8. The case of the respondents as revealed in the counter affidavit is that there were 88 successful candidates and 24 waiting list candidates in the list prepared by the Commission which was intimated to the Government. Out of those 96 candidates joined the service and two candidates namely Sarvsri Vinod Kumar Yaduvanshi (general candidate) and Shailendra Kumar (S.C. Candidate) showed their unwillingness to join the service, therefore, the Government in accordance with the Government Order contained in Annexure 7 to the writ petition and referred above, utilised the waiting list prepared by the Commission within the period of one year from the date of the receipt of the results from the Commission and the Commission recommended two waiting list candidates namely Sri Vishesh Sharma (seniormost candidate of general waiting list) and Sri Ganga Ram (seniormost candidate of S.C. waiting list) and the Government made their appointments vide order dated 20.8.1988. It appears from the counter affidavit that the result was sent by the Commission on 24.3.1987 and received by the Government on 25.2.1987 and the Notification was issued on 20.8.1988 as mentioned on page 3 of the counter affidavit. It is also averred that under Article 234 of the Constitution of India the reservation is made in consultation with the High Court with respect to various categories of candidates as mentioned in para (v) of the counter affidavit, and the High Court on administrative side has given approval except to two percent reservation to the physically handicapped persons of the society.

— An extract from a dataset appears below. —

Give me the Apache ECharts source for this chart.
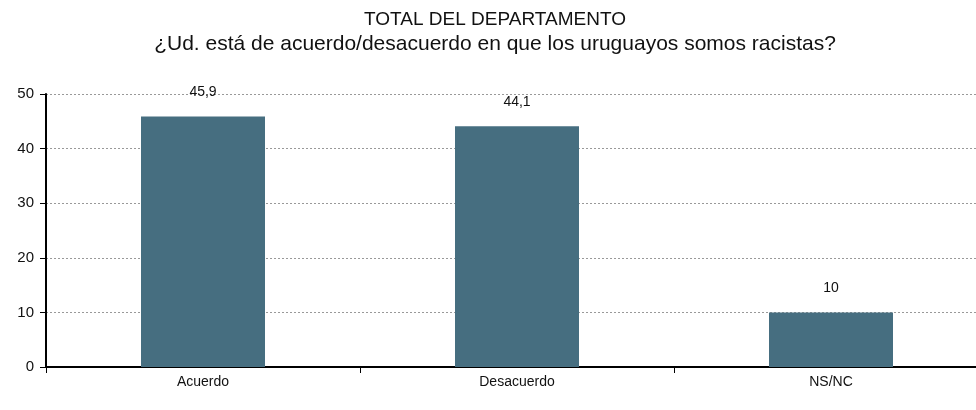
<!DOCTYPE html>
<html>
<head>
<meta charset="utf-8">
<script src="https://cdn.jsdelivr.net/npm/echarts@6/dist/echarts.min.js"></script>
<style>
  html, body { margin: 0; padding: 0; background: #fff; overflow: hidden; }
  #main { width: 990px; height: 410px; }
</style>
</head>
<body>
<div id="main"></div>
<script>
var categories = ['Acuerdo', 'Desacuerdo', 'NS/NC'];
var values = [45.9, 44.1, 10];
var yTicks = [0, 10, 20, 30, 40, 50];

var narrow = '"Liberation Sans Narrow", "Arial Narrow", "Liberation Sans", sans-serif';
var plain = '"Liberation Sans", Arial, sans-serif';

var myChart = echarts.init(document.getElementById('main'));

var option = {
    backgroundColor: '#fff',
    animation: false,
    title: {
        text: 'TOTAL DEL DEPARTAMENTO',
        subtext: '¿Ud. está de acuerdo/desacuerdo en que los uruguayos somos racistas?',
        left: 'center',
        top: 5,
        itemGap: 5,
        textStyle: {
            fontFamily: plain,
            fontWeight: 'normal',
            fontSize: 19,
            color: '#111'
        },
        subtextStyle: {
            fontFamily: plain,
            fontSize: 21,
            color: '#111'
        }
    },
    grid: {
        left: 46,
        top: 94,
        right: 2,
        height: 273
    },
    xAxis: {
        type: 'category',
        data: categories,
        axisLine: { lineStyle: { color: '#000', width: 2 } },
        axisTick: { show: true, length: 6, lineStyle: { color: '#000', width: 1 } },
        axisLabel: {
            margin: 8,
            fontFamily: narrow,
            fontSize: 14,
            color: '#111'
        }
    },
    yAxis: {
        type: 'value',
        min: yTicks[0],
        max: yTicks[yTicks.length - 1],
        interval: 10,
        axisLine: { show: true, lineStyle: { color: '#000', width: 2 } },
        axisTick: { show: true, length: 6, lineStyle: { color: '#000', width: 1 } },
        axisLabel: {
            margin: 12,
            fontFamily: narrow,
            fontSize: 15,
            color: '#111'
        },
        splitLine: {
            show: true,
            lineStyle: { color: '#999', type: [2, 2], width: 1 }
        }
    },
    series: [
        {
            type: 'bar',
            data: values,
            barWidth: 124,
            itemStyle: { color: '#466e80' },
            label: {
                show: true,
                position: 'top',
                distance: 17,
                fontFamily: narrow,
                fontSize: 14,
                color: '#111',
                formatter: function (p) {
                    return String(p.value).replace('.', ',');
                }
            }
        }
    ]
};

myChart.setOption(option);
</script>
</body>
</html>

9. It is also averred that Hon'ble High Court has granted stay in Chhote Lai's case (supra), regarding its operation. It is also averred that the Government then promulgated Ordinance in 1989 protecting all the appellants, State's plea is that waiting list could be utilised by the appointing authority up to February, 1988 and the High Court made recommendations for the appointment of 25 candidates after lapse of one year i.e., on November 17, 1988 when the Examination for 1986-87 had been conducted and the Government did not think it worth accepting in 1988. It is also pleaded that there has to be stop in the waiting list as it cannot be kept alive for indefinite period. There is a writ petition filed in Allahabad High Court being writ Notice No. 23059 of 1988, Sushil Kumar Singh v. State of U.P. and Ors.. With the passage of time and with the result of these writ petition that has become infructuous as pointed out by the learned Standing Counsel. There is also reference of the same in para 8 (vi) of the counter affidavit.

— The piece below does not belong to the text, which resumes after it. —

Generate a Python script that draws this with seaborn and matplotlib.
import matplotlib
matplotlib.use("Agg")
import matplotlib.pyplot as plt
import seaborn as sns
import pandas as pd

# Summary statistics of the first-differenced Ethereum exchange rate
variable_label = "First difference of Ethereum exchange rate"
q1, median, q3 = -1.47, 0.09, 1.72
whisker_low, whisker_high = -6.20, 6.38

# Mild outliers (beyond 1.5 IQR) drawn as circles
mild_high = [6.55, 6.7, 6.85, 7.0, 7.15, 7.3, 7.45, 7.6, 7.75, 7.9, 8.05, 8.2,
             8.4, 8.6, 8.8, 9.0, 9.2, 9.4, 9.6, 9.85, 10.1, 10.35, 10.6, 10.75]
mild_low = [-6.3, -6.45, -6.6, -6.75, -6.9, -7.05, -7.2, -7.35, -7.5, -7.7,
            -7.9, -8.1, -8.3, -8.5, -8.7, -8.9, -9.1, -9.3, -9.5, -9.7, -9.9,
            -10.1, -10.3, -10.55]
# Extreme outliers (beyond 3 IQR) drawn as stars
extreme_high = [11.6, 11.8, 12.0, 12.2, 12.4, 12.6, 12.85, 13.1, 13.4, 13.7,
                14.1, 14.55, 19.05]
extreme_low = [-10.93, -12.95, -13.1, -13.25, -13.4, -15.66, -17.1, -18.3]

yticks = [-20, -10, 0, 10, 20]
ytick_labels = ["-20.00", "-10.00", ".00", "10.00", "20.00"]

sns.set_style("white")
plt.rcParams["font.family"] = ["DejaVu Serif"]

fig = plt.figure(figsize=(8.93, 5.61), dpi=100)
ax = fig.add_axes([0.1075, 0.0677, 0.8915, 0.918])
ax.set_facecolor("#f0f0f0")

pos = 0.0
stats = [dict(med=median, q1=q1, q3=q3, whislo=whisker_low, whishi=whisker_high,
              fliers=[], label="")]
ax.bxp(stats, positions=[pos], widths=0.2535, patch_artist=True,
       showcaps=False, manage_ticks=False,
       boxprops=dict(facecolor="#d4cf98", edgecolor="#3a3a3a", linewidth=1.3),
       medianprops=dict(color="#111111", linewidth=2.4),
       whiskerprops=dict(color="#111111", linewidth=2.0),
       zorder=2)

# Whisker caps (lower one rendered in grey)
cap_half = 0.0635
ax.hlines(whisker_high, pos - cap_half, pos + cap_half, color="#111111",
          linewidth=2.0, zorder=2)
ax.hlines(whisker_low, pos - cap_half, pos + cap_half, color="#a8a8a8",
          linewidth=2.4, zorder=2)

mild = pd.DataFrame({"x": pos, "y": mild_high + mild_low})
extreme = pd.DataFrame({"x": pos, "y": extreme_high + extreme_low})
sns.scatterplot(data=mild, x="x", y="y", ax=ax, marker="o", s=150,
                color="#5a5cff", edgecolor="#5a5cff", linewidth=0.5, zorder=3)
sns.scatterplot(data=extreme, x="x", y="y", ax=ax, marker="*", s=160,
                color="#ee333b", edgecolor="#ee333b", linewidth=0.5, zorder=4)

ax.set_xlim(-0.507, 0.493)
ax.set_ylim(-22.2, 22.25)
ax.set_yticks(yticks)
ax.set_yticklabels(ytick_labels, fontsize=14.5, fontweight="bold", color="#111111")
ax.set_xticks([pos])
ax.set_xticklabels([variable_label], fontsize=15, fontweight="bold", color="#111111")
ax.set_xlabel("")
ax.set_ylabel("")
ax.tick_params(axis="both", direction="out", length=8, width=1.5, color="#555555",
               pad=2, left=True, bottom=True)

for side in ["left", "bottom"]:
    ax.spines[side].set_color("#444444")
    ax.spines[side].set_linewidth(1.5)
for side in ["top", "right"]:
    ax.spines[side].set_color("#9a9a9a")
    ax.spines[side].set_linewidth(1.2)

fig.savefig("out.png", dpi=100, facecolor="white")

11. It is also submitted that there is policy of the State Government that in case of non-availability of Scheduled Tribes candidates for filling up their vacancies carried forward for a period of 5 years continuously the same can be filled up only by the Scheduled Caste candidates. It is also submitted that there is provision for special examination for S.C. (Scheduled Caste) candidates. The rejoinder affidavit need not be referred as the allegations made in the petition are reiterated therein.
12. High Court also after all was asked by this Court to apprise the Court of the correct possession, Sri Kazami learned Counsel for the High Court apprised us that the Administrative Committee of the High Court held a meeting on 2.11.1988 in view of the Note of the Registrar suggesting that 25 Munsifs may be recruited out of 1985 Examination and approved the said Note, and resolved that the Government may be moved to take steps in this behalf. This information has been given to this Court by way of an affidavit.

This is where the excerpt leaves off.